Si uno echa una ojeada a lo que proponen, a lo que venden, en rigor las restantes candidatas españolas a capital cultural europea en 2016 inmediatamente queda preso de una sorprendente indistinción. Es desde luego llamativo que suceda tratándose de capitales como Córdoba o San Sebastián, e incluso Alcalá de Henares, cuyas significaciones -el caso de estar bien elaboradas- no sólo son profundas, fantasmáticas, sino sobre todo radicalmente distintas entre sí.

La dimensión arábigo-andaluza de la segunda en lo que tiene de rearticulación del diálogo con el mundo musulmán (tan necesario como abiertamente imposible, alterado, subvertido por décadas tras la primera guerra de Irak y el 11-S) suena espectacular. La representación de un nueva lógica entre lo particular y lo universal que la cuestión vasca en el seno de Europa puede ser representada -quizás en exclusiva, tal vez Bilbao, no sé si logró ir más allá del marketing urbano...- por la elitista, elegantísima, decadentistamente burguesa, cinéfila de primera línea y cosmopolita San Sebastián no parece poco. Ni aun políticamente inconveniente. La identidad como una construcción siempre provisional e incompleta, que nunca se clausura sobre si salvo matando el deseo, volviéndose cosa, estatua de sal... Europa mantiene aún sustancialmente impensados los Balcanes. Y lo vasco podría ser lo nuevo, el camino felizmente inverso tras haberse visto Sarajevo.

O, por último, la pertinencia simbólica de Alcalá de Henares -la cuna del castellano- en lo que ésta puede representar de semblante para los desafíos y enigmas de la emergencia del español y las culturas hispánicas en el mundo, claro que sobre todo de la mano de las nuevas potencias latinoamericanas (Brasil, México, Argentina, todas ellas miembros -permanentes- del famoso G20) no es un capítulo cualquiera. Quizás sea el momento de dirimir porque el español, que como todo lenguaje es un modo de organizar el pensamiento, fue ganado por la literatura y la religión, para bien y para mal y, por lo tanto, marginal y periférico al propio proyecto moderno, hoy bastante discutido.

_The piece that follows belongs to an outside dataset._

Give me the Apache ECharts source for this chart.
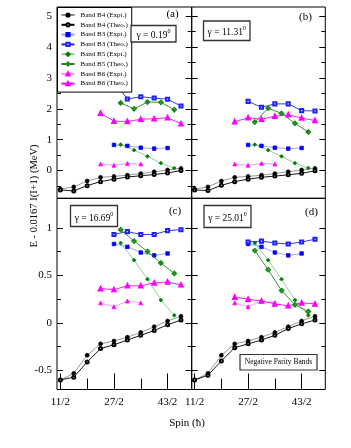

De las demás candidatas apenas habría que decir. Muchas de ellas son bellas, incluso maravillosas. Todas son una magnífica representación de una nueva generación de españoles, la de la reinserción o normalización europea. Pero por alguna razón, quizás por que falta sedimentar eso aún, se muestran como mera invocación de blasones e insignias, la infancia de algunos conquistadores de Las Américas... Queda que esa generación tome el mando y cambie todo de raíz.

Y sin embargo, ni una sola de las anteriores representaciones alcanza la radical y oportuna singularidad de Las Palmas de Gran Canaria para significar la nueva Europa. Son aún demasiado internas a lo dado. La dislocación de la lógica centro-periferia, el sincretismo multicultural como categoría social polémica de la época, el carácter extimo (exterior e íntimo) que todo borde tiene respecto a un eje que es siempre agrietado por todo lo ajeno que lo excede pero que, a la vez, lo crea o constituye. Todo eso es Las Palmas, un europeísmo ultramarino desde donde la nueva Europa de la era global, la Europa preñada por un exterior cultural, racial, ese vendaval, puede ser pensada al tiempo que con ello se va pensando también Las Palmas.